Data block —

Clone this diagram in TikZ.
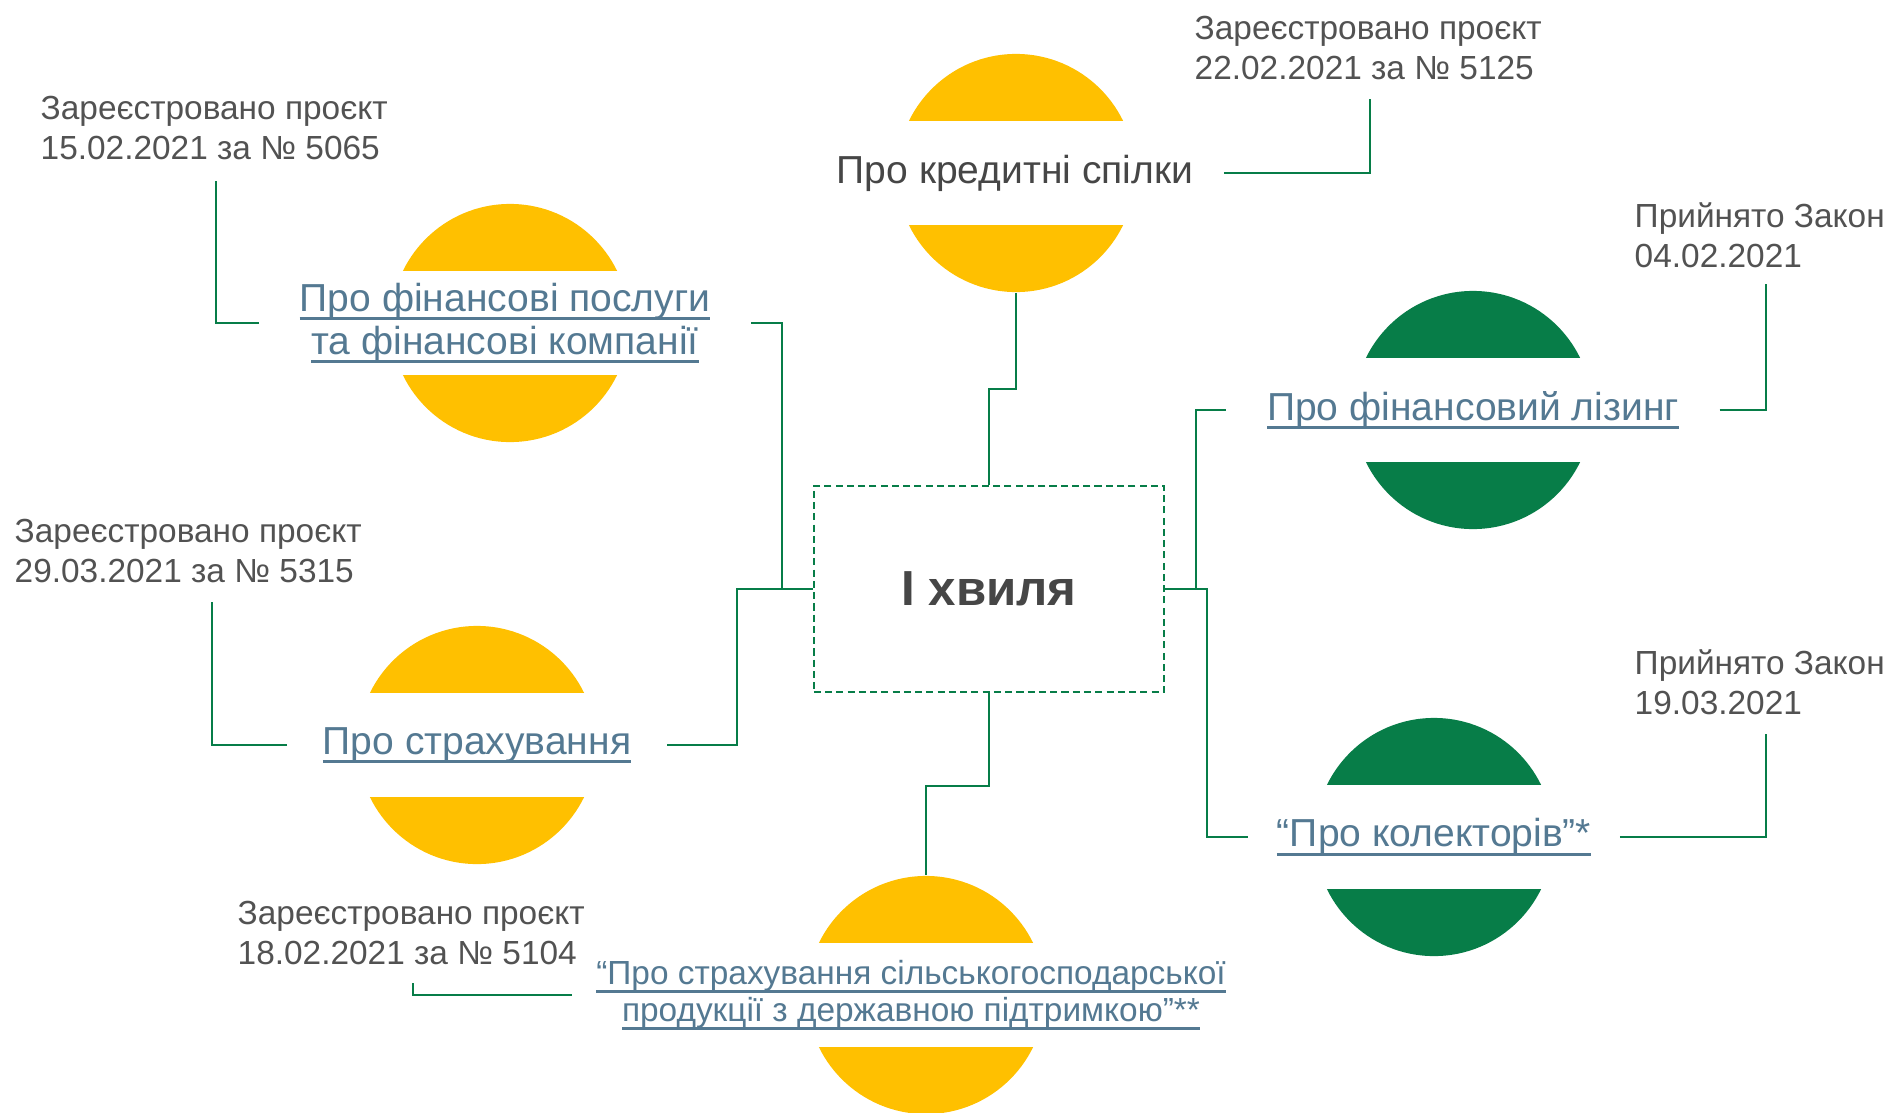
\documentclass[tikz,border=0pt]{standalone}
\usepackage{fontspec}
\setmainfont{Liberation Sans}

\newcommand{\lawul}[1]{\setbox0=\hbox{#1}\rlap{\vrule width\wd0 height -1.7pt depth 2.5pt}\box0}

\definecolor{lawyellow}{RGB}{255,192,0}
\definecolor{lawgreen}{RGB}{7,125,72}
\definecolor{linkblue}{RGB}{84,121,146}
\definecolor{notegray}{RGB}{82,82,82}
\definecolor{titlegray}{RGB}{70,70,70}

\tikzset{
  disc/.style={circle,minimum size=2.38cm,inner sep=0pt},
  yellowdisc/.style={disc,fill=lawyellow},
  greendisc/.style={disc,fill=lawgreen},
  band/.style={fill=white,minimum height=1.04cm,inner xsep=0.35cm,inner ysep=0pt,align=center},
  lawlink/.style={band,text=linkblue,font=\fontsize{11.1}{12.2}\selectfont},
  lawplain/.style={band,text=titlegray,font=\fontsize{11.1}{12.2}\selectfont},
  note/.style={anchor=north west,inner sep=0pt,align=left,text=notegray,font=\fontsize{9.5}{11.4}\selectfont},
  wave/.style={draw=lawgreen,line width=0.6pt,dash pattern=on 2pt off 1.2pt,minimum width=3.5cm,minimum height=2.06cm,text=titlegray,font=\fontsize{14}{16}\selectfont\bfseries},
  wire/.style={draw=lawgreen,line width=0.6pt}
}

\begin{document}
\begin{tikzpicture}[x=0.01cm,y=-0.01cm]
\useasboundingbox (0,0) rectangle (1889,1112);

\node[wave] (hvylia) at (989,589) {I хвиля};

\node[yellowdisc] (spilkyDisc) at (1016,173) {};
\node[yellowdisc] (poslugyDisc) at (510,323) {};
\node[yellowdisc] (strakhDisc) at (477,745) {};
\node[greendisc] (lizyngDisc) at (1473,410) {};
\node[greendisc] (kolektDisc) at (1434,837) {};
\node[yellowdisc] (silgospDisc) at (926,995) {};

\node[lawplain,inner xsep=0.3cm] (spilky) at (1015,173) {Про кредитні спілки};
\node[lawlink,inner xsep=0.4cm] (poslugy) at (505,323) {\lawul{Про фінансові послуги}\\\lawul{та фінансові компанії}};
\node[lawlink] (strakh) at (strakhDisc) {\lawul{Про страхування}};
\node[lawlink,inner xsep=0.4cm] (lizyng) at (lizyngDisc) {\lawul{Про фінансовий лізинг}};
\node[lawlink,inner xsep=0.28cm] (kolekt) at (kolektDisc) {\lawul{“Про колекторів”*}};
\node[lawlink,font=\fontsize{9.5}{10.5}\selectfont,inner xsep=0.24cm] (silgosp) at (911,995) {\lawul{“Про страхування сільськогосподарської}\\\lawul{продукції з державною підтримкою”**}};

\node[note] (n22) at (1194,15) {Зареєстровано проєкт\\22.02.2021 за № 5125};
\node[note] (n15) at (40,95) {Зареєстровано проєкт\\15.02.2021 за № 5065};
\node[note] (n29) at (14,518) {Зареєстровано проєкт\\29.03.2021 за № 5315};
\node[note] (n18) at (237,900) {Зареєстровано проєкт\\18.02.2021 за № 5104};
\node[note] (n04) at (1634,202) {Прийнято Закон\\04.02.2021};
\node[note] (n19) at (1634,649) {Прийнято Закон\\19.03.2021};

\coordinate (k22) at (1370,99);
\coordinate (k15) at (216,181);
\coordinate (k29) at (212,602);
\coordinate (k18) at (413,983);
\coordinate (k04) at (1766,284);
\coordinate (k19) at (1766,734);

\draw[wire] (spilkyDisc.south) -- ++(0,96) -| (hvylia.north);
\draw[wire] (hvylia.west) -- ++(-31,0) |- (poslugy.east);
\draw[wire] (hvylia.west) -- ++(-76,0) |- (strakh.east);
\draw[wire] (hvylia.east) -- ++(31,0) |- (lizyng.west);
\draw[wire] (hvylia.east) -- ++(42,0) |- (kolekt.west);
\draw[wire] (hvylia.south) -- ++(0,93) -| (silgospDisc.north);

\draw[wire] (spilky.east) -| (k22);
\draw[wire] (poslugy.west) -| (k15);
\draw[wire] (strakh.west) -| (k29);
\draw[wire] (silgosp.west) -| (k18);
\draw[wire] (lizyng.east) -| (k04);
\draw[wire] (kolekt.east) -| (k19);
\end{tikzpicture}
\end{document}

Work to do —
Return to the listing above and set it down exactly, leaving out its pictures.

Full answer —
Clone this diagram in TikZ.
\documentclass[tikz,border=0pt]{standalone}
\usepackage{fontspec}
\setmainfont{Liberation Sans}

\newcommand{\lawul}[1]{\setbox0=\hbox{#1}\rlap{\vrule width\wd0 height -1.7pt depth 2.5pt}\box0}

\definecolor{lawyellow}{RGB}{255,192,0}
\definecolor{lawgreen}{RGB}{7,125,72}
\definecolor{linkblue}{RGB}{84,121,146}
\definecolor{notegray}{RGB}{82,82,82}
\definecolor{titlegray}{RGB}{70,70,70}

\tikzset{
  disc/.style={circle,minimum size=2.38cm,inner sep=0pt},
  yellowdisc/.style={disc,fill=lawyellow},
  greendisc/.style={disc,fill=lawgreen},
  band/.style={fill=white,minimum height=1.04cm,inner xsep=0.35cm,inner ysep=0pt,align=center},
  lawlink/.style={band,text=linkblue,font=\fontsize{11.1}{12.2}\selectfont},
  lawplain/.style={band,text=titlegray,font=\fontsize{11.1}{12.2}\selectfont},
  note/.style={anchor=north west,inner sep=0pt,align=left,text=notegray,font=\fontsize{9.5}{11.4}\selectfont},
  wave/.style={draw=lawgreen,line width=0.6pt,dash pattern=on 2pt off 1.2pt,minimum width=3.5cm,minimum height=2.06cm,text=titlegray,font=\fontsize{14}{16}\selectfont\bfseries},
  wire/.style={draw=lawgreen,line width=0.6pt}
}

\begin{document}
\begin{tikzpicture}[x=0.01cm,y=-0.01cm]
\useasboundingbox (0,0) rectangle (1889,1112);

\node[wave] (hvylia) at (989,589) {I хвиля};

\node[yellowdisc] (spilkyDisc) at (1016,173) {};
\node[yellowdisc] (poslugyDisc) at (510,323) {};
\node[yellowdisc] (strakhDisc) at (477,745) {};
\node[greendisc] (lizyngDisc) at (1473,410) {};
\node[greendisc] (kolektDisc) at (1434,837) {};
\node[yellowdisc] (silgospDisc) at (926,995) {};

\node[lawplain,inner xsep=0.3cm] (spilky) at (1015,173) {Про кредитні спілки};
\node[lawlink,inner xsep=0.4cm] (poslugy) at (505,323) {\lawul{Про фінансові послуги}\\\lawul{та фінансові компанії}};
\node[lawlink] (strakh) at (strakhDisc) {\lawul{Про страхування}};
\node[lawlink,inner xsep=0.4cm] (lizyng) at (lizyngDisc) {\lawul{Про фінансовий лізинг}};
\node[lawlink,inner xsep=0.28cm] (kolekt) at (kolektDisc) {\lawul{“Про колекторів”*}};
\node[lawlink,font=\fontsize{9.5}{10.5}\selectfont,inner xsep=0.24cm] (silgosp) at (911,995) {\lawul{“Про страхування сільськогосподарської}\\\lawul{продукції з державною підтримкою”**}};

\node[note] (n22) at (1194,15) {Зареєстровано проєкт\\22.02.2021 за № 5125};
\node[note] (n15) at (40,95) {Зареєстровано проєкт\\15.02.2021 за № 5065};
\node[note] (n29) at (14,518) {Зареєстровано проєкт\\29.03.2021 за № 5315};
\node[note] (n18) at (237,900) {Зареєстровано проєкт\\18.02.2021 за № 5104};
\node[note] (n04) at (1634,202) {Прийнято Закон\\04.02.2021};
\node[note] (n19) at (1634,649) {Прийнято Закон\\19.03.2021};

\coordinate (k22) at (1370,99);
\coordinate (k15) at (216,181);
\coordinate (k29) at (212,602);
\coordinate (k18) at (413,983);
\coordinate (k04) at (1766,284);
\coordinate (k19) at (1766,734);

\draw[wire] (spilkyDisc.south) -- ++(0,96) -| (hvylia.north);
\draw[wire] (hvylia.west) -- ++(-31,0) |- (poslugy.east);
\draw[wire] (hvylia.west) -- ++(-76,0) |- (strakh.east);
\draw[wire] (hvylia.east) -- ++(31,0) |- (lizyng.west);
\draw[wire] (hvylia.east) -- ++(42,0) |- (kolekt.west);
\draw[wire] (hvylia.south) -- ++(0,93) -| (silgospDisc.north);

\draw[wire] (spilky.east) -| (k22);
\draw[wire] (poslugy.west) -| (k15);
\draw[wire] (strakh.west) -| (k29);
\draw[wire] (silgosp.west) -| (k18);
\draw[wire] (lizyng.east) -| (k04);
\draw[wire] (kolekt.east) -| (k19);
\end{tikzpicture}
\end{document}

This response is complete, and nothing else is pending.